Requirement:
Nothing outside the lines from the one containing "Write the Apache ECharts code for this chart." through the one containing "color: '#404040', fontSize: 24, fontFamily: FONT" should be copied, and no pictures either. Copy those lines exactly.

Source code of charts:

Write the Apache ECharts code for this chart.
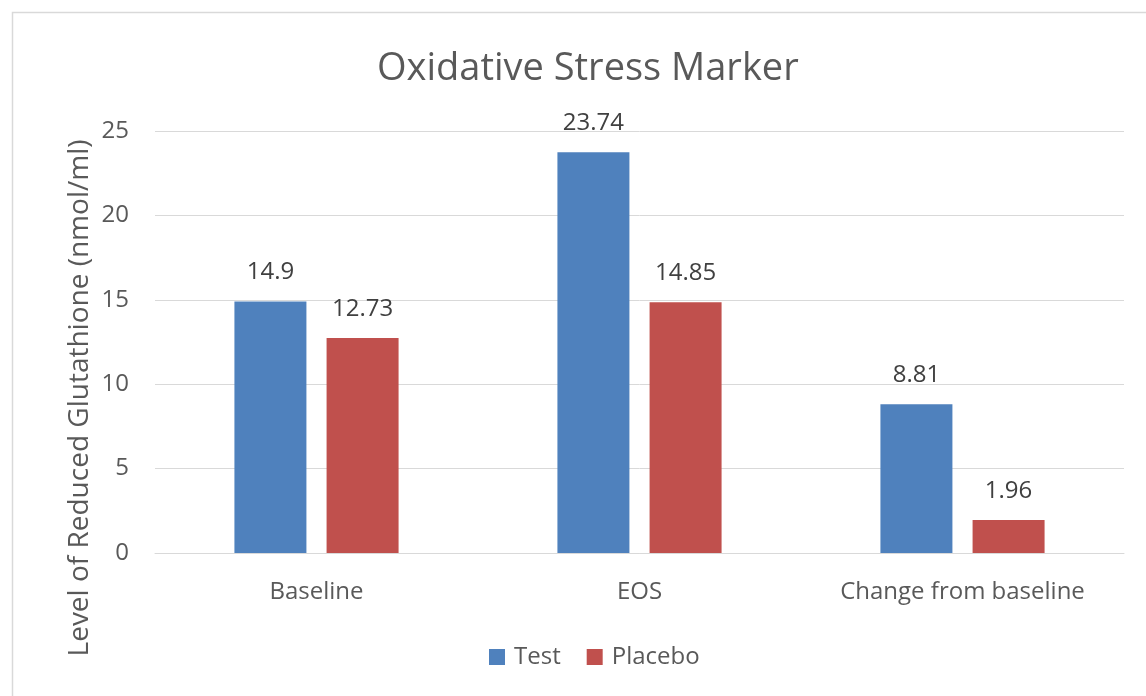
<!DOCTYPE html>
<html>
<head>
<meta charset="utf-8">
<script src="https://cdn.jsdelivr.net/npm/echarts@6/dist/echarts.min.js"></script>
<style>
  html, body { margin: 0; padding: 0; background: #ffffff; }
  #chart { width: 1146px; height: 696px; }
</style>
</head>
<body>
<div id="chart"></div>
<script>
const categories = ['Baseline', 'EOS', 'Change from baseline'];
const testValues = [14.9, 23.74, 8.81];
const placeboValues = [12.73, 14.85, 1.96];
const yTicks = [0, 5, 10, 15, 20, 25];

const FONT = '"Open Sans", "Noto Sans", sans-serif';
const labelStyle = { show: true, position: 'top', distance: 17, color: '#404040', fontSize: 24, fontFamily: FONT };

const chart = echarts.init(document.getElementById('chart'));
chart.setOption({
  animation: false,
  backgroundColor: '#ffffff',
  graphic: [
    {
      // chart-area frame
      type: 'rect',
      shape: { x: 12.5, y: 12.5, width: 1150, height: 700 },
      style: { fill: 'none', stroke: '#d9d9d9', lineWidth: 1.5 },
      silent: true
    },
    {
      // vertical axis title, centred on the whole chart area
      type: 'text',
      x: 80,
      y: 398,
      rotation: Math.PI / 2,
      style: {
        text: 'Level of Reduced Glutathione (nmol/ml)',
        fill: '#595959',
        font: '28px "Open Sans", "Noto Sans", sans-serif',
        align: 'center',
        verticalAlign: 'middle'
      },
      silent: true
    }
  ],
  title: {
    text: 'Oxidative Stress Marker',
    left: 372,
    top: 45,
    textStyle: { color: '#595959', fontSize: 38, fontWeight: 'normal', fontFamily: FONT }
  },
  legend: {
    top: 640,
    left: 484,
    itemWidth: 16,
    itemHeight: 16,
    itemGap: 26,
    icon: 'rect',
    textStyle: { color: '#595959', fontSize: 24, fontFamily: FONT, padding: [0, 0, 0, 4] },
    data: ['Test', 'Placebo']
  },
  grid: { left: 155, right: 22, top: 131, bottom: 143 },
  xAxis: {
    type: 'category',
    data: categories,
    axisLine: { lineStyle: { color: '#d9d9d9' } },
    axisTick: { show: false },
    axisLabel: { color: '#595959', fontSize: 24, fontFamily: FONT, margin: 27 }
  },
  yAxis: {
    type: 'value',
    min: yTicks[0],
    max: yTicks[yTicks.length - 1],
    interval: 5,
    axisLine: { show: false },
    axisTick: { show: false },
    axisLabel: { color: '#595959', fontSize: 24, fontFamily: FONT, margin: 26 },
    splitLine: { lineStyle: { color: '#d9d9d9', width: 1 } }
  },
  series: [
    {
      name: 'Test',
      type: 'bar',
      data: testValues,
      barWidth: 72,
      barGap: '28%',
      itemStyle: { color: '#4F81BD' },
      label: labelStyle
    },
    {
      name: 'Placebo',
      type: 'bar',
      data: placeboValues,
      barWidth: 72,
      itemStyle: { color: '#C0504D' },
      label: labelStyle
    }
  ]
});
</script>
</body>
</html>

...

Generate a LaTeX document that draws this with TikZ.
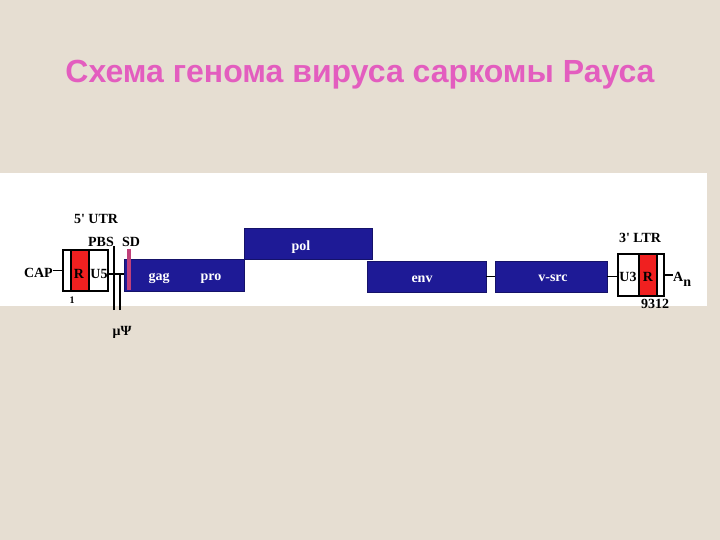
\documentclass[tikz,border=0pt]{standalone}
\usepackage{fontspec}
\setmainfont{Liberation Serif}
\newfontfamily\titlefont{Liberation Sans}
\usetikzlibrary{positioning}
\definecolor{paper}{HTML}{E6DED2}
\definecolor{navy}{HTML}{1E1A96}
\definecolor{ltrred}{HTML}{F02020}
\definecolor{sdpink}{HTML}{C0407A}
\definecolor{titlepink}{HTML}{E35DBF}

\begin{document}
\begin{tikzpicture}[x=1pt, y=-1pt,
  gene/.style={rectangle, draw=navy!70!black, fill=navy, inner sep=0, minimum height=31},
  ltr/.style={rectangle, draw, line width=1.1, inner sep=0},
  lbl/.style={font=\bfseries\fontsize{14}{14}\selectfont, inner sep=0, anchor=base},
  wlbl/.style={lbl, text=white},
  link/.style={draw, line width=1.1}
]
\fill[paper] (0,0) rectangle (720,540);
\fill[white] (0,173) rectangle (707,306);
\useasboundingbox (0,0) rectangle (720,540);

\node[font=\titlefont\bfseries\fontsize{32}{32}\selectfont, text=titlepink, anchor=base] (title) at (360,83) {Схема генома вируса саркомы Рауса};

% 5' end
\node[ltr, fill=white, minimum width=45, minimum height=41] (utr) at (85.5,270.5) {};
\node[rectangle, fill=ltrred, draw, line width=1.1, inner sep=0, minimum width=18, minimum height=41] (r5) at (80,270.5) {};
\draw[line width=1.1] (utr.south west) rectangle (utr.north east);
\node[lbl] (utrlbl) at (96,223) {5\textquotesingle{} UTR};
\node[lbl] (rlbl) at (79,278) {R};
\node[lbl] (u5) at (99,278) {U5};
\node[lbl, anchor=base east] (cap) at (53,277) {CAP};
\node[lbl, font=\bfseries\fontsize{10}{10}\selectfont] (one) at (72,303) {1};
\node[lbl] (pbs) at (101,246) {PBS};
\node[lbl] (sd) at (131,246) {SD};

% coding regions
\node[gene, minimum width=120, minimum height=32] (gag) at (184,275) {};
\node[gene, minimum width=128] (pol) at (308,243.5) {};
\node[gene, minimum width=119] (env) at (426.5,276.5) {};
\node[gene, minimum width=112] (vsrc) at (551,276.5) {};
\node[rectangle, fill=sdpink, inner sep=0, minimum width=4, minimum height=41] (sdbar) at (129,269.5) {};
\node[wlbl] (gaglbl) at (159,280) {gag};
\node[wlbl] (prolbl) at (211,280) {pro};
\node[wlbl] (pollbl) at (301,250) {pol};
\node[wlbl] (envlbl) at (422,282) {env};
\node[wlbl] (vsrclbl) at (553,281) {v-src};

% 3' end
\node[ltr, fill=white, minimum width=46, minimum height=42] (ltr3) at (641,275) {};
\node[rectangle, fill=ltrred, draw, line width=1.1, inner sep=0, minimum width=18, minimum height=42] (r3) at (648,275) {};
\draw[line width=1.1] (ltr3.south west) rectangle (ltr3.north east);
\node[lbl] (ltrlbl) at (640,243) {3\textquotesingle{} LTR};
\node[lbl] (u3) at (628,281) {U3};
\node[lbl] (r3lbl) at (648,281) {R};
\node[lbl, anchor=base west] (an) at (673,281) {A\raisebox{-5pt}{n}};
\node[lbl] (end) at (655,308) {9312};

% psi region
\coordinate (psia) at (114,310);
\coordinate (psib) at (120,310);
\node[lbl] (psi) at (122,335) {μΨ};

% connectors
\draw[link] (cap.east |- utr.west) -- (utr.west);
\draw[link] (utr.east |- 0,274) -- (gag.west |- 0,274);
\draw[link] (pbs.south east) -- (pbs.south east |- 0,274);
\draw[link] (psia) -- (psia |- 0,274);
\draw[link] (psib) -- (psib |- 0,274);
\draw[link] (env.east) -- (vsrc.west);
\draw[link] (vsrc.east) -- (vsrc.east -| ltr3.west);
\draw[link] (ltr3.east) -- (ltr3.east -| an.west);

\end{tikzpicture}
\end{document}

Response below:
Write the Apache ECharts code for this chart.
<!DOCTYPE html>
<html>
<head>
<meta charset="utf-8">
<script src="https://cdn.jsdelivr.net/npm/echarts@6/dist/echarts.min.js"></script>
<style>
  html, body { margin: 0; padding: 0; background: #ffffff; }
  #chart { width: 1146px; height: 696px; }
</style>
</head>
<body>
<div id="chart"></div>
<script>
const categories = ['Baseline', 'EOS', 'Change from baseline'];
const testValues = [14.9, 23.74, 8.81];
const placeboValues = [12.73, 14.85, 1.96];
const yTicks = [0, 5, 10, 15, 20, 25];

const FONT = '"Open Sans", "Noto Sans", sans-serif';
const labelStyle = { show: true, position: 'top', distance: 17, color: '#404040', fontSize: 24, fontFamily: FONT };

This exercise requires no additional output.